• **THE PROBLEM**: Without including the pictures, copy out every line below.

## BEGIN SUPPLIED MATERIAL

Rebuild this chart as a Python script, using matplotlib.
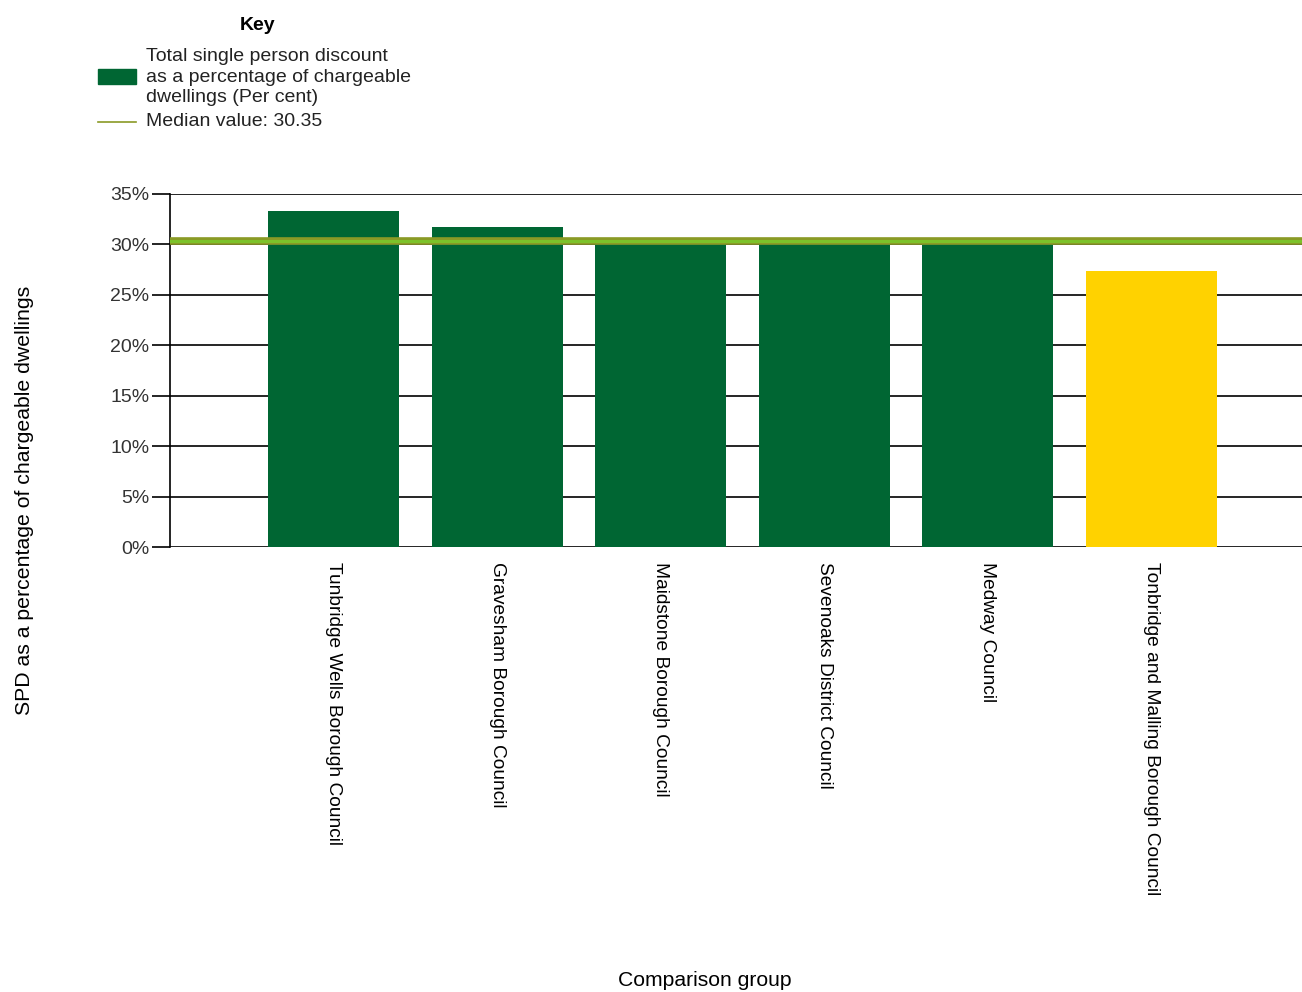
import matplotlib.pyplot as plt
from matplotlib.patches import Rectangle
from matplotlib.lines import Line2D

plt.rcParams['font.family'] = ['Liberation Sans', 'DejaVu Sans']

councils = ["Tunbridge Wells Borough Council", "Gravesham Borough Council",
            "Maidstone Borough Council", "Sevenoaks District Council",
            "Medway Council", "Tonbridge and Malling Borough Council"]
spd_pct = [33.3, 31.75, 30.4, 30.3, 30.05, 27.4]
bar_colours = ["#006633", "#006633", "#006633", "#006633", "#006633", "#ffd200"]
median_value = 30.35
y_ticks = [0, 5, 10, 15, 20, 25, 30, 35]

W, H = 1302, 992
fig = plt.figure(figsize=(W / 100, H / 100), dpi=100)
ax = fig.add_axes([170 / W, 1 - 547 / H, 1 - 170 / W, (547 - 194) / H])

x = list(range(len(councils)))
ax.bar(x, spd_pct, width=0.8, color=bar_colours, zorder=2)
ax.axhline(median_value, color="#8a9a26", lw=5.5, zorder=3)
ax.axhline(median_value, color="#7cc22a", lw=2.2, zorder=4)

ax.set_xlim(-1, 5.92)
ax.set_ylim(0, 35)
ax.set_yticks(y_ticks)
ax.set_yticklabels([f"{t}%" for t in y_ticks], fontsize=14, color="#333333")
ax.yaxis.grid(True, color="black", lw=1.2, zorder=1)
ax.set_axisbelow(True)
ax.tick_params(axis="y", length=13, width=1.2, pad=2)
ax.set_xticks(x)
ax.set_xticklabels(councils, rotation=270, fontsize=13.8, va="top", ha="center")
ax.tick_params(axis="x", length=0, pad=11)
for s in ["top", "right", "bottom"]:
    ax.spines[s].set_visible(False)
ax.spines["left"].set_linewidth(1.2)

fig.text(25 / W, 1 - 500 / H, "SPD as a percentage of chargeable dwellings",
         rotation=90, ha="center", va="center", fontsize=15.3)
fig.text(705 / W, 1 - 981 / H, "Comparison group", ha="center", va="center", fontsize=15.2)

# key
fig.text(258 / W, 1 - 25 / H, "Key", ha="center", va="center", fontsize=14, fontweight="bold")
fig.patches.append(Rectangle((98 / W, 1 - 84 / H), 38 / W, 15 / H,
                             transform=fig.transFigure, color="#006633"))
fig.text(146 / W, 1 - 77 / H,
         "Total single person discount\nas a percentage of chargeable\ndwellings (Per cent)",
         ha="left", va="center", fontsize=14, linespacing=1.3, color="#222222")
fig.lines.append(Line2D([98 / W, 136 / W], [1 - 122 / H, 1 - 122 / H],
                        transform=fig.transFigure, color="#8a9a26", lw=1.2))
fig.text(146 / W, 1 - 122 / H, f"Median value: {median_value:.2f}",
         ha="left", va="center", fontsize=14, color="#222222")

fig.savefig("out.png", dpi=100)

## END SUPPLIED MATERIAL

• **EXERCISE ANSWER**:
Rebuild this chart as a Python script, using matplotlib.
import matplotlib.pyplot as plt
from matplotlib.patches import Rectangle
from matplotlib.lines import Line2D

plt.rcParams['font.family'] = ['Liberation Sans', 'DejaVu Sans']

councils = ["Tunbridge Wells Borough Council", "Gravesham Borough Council",
            "Maidstone Borough Council", "Sevenoaks District Council",
            "Medway Council", "Tonbridge and Malling Borough Council"]
spd_pct = [33.3, 31.75, 30.4, 30.3, 30.05, 27.4]
bar_colours = ["#006633", "#006633", "#006633", "#006633", "#006633", "#ffd200"]
median_value = 30.35
y_ticks = [0, 5, 10, 15, 20, 25, 30, 35]

W, H = 1302, 992
fig = plt.figure(figsize=(W / 100, H / 100), dpi=100)
ax = fig.add_axes([170 / W, 1 - 547 / H, 1 - 170 / W, (547 - 194) / H])

x = list(range(len(councils)))
ax.bar(x, spd_pct, width=0.8, color=bar_colours, zorder=2)
ax.axhline(median_value, color="#8a9a26", lw=5.5, zorder=3)
ax.axhline(median_value, color="#7cc22a", lw=2.2, zorder=4)

ax.set_xlim(-1, 5.92)
ax.set_ylim(0, 35)
ax.set_yticks(y_ticks)
ax.set_yticklabels([f"{t}%" for t in y_ticks], fontsize=14, color="#333333")
ax.yaxis.grid(True, color="black", lw=1.2, zorder=1)
ax.set_axisbelow(True)
ax.tick_params(axis="y", length=13, width=1.2, pad=2)
ax.set_xticks(x)
ax.set_xticklabels(councils, rotation=270, fontsize=13.8, va="top", ha="center")
ax.tick_params(axis="x", length=0, pad=11)
for s in ["top", "right", "bottom"]:
    ax.spines[s].set_visible(False)
ax.spines["left"].set_linewidth(1.2)

fig.text(25 / W, 1 - 500 / H, "SPD as a percentage of chargeable dwellings",
         rotation=90, ha="center", va="center", fontsize=15.3)
fig.text(705 / W, 1 - 981 / H, "Comparison group", ha="center", va="center", fontsize=15.2)

# key
fig.text(258 / W, 1 - 25 / H, "Key", ha="center", va="center", fontsize=14, fontweight="bold")
fig.patches.append(Rectangle((98 / W, 1 - 84 / H), 38 / W, 15 / H,
                             transform=fig.transFigure, color="#006633"))
fig.text(146 / W, 1 - 77 / H,
         "Total single person discount\nas a percentage of chargeable\ndwellings (Per cent)",
         ha="left", va="center", fontsize=14, linespacing=1.3, color="#222222")
fig.lines.append(Line2D([98 / W, 136 / W], [1 - 122 / H, 1 - 122 / H],
                        transform=fig.transFigure, color="#8a9a26", lw=1.2))
fig.text(146 / W, 1 - 122 / H, f"Median value: {median_value:.2f}",
         ha="left", va="center", fontsize=14, color="#222222")

fig.savefig("out.png", dpi=100)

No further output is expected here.